## What you should do:
Give every line of the material again, exactly as written.

━━━━━ Recorded information

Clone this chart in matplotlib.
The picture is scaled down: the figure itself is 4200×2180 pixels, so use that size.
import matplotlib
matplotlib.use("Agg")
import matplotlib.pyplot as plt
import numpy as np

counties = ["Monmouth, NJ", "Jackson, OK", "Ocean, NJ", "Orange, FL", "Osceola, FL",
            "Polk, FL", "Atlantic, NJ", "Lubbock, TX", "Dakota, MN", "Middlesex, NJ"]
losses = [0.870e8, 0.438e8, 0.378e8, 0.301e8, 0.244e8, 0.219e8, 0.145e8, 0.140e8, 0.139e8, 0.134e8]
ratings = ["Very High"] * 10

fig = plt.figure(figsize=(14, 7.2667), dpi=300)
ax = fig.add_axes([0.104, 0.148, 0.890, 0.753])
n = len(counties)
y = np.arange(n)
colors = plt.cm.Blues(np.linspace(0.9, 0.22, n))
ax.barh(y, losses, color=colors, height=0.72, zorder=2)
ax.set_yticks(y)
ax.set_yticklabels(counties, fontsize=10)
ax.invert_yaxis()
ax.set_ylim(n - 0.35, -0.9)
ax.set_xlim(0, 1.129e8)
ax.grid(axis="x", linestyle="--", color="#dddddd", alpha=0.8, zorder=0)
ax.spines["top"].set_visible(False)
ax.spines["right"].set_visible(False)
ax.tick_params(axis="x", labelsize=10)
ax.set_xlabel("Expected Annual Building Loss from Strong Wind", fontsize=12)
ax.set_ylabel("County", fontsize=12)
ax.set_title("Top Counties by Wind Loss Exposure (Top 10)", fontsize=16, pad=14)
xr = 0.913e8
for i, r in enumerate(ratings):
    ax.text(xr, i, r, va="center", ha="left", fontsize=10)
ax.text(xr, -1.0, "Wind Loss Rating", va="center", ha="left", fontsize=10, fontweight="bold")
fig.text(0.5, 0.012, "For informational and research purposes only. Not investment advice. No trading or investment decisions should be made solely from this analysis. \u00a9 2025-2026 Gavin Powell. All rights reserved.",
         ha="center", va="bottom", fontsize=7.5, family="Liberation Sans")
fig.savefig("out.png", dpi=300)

━━━━━━━━━━

## Written solution:
Clone this chart in matplotlib.
The picture is scaled down: the figure itself is 4200×2180 pixels, so use that size.
import matplotlib
matplotlib.use("Agg")
import matplotlib.pyplot as plt
import numpy as np

counties = ["Monmouth, NJ", "Jackson, OK", "Ocean, NJ", "Orange, FL", "Osceola, FL",
            "Polk, FL", "Atlantic, NJ", "Lubbock, TX", "Dakota, MN", "Middlesex, NJ"]
losses = [0.870e8, 0.438e8, 0.378e8, 0.301e8, 0.244e8, 0.219e8, 0.145e8, 0.140e8, 0.139e8, 0.134e8]
ratings = ["Very High"] * 10

fig = plt.figure(figsize=(14, 7.2667), dpi=300)
ax = fig.add_axes([0.104, 0.148, 0.890, 0.753])
n = len(counties)
y = np.arange(n)
colors = plt.cm.Blues(np.linspace(0.9, 0.22, n))
ax.barh(y, losses, color=colors, height=0.72, zorder=2)
ax.set_yticks(y)
ax.set_yticklabels(counties, fontsize=10)
ax.invert_yaxis()
ax.set_ylim(n - 0.35, -0.9)
ax.set_xlim(0, 1.129e8)
ax.grid(axis="x", linestyle="--", color="#dddddd", alpha=0.8, zorder=0)
ax.spines["top"].set_visible(False)
ax.spines["right"].set_visible(False)
ax.tick_params(axis="x", labelsize=10)
ax.set_xlabel("Expected Annual Building Loss from Strong Wind", fontsize=12)
ax.set_ylabel("County", fontsize=12)
ax.set_title("Top Counties by Wind Loss Exposure (Top 10)", fontsize=16, pad=14)
xr = 0.913e8
for i, r in enumerate(ratings):
    ax.text(xr, i, r, va="center", ha="left", fontsize=10)
ax.text(xr, -1.0, "Wind Loss Rating", va="center", ha="left", fontsize=10, fontweight="bold")
fig.text(0.5, 0.012, "For informational and research purposes only. Not investment advice. No trading or investment decisions should be made solely from this analysis. \u00a9 2025-2026 Gavin Powell. All rights reserved.",
         ha="center", va="bottom", fontsize=7.5, family="Liberation Sans")
fig.savefig("out.png", dpi=300)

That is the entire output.